AIM: Starting at the first line of the listing below, repeat each line up to and including the one containing "135.2, 119.1, 121.1];". Leave out pictures.

** start of COLLECTED MATERIAL **

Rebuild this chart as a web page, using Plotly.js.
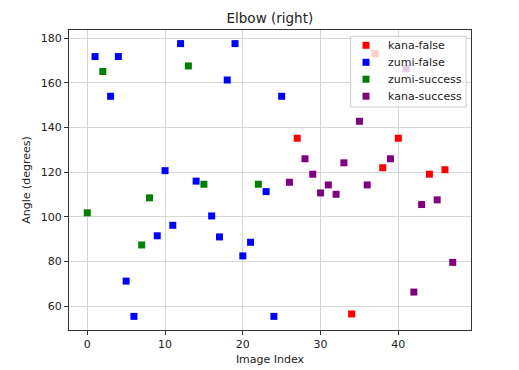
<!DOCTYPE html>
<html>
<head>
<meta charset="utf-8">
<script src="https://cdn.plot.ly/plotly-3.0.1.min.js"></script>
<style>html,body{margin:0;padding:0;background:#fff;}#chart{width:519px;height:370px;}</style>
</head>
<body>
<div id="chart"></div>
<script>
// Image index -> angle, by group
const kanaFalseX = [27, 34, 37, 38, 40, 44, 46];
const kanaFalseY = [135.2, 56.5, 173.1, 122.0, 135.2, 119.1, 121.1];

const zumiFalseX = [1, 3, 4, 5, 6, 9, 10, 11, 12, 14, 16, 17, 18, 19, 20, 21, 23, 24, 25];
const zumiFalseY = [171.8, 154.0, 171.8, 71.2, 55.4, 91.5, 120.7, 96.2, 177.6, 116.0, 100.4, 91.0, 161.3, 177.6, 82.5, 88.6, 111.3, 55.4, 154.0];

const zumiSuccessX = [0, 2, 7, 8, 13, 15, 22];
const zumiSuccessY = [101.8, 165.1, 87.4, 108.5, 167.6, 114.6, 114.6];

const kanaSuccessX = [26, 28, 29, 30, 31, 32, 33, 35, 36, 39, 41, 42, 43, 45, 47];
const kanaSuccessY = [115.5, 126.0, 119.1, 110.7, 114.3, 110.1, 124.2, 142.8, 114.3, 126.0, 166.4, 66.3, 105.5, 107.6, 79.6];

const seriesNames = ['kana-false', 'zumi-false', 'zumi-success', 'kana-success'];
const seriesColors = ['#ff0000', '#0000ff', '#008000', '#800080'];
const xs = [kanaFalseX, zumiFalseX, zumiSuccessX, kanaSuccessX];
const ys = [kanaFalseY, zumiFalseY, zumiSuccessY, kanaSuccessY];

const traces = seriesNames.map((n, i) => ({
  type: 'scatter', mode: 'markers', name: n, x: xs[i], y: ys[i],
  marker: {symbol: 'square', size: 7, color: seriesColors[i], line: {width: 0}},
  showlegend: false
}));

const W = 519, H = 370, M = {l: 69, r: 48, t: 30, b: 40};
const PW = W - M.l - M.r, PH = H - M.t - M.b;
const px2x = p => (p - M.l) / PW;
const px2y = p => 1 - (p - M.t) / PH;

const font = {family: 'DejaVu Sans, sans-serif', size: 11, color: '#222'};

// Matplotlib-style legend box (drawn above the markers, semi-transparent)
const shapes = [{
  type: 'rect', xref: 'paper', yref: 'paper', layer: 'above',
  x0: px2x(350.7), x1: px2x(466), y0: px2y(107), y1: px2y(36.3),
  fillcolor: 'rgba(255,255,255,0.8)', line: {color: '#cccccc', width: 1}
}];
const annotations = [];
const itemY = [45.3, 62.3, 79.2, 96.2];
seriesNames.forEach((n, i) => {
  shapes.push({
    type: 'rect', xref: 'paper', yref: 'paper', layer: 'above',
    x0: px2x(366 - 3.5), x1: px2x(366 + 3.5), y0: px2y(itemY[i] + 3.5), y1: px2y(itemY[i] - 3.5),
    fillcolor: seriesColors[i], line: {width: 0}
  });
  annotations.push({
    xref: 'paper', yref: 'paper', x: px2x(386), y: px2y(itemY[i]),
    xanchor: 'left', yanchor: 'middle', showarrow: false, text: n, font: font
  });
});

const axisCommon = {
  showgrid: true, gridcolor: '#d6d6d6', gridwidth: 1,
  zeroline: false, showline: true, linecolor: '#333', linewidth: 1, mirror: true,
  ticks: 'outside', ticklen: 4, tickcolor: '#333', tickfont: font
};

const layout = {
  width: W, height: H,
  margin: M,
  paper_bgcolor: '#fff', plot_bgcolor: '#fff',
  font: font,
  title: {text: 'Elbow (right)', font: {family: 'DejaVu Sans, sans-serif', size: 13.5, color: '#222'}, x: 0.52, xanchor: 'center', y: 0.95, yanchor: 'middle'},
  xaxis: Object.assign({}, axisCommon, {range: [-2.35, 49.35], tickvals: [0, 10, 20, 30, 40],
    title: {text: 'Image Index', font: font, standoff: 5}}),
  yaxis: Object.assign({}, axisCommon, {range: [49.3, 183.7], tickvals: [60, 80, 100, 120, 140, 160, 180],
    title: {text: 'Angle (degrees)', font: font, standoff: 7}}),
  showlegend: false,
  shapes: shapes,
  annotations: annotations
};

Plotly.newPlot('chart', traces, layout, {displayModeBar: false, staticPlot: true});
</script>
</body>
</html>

** end of COLLECTED MATERIAL **

SOLUTION BELOW:
Rebuild this chart as a web page, using Plotly.js.
<!DOCTYPE html>
<html>
<head>
<meta charset="utf-8">
<script src="https://cdn.plot.ly/plotly-3.0.1.min.js"></script>
<style>html,body{margin:0;padding:0;background:#fff;}#chart{width:519px;height:370px;}</style>
</head>
<body>
<div id="chart"></div>
<script>
// Image index -> angle, by group
const kanaFalseX = [27, 34, 37, 38, 40, 44, 46];
const kanaFalseY = [135.2, 56.5, 173.1, 122.0, 135.2, 119.1, 121.1];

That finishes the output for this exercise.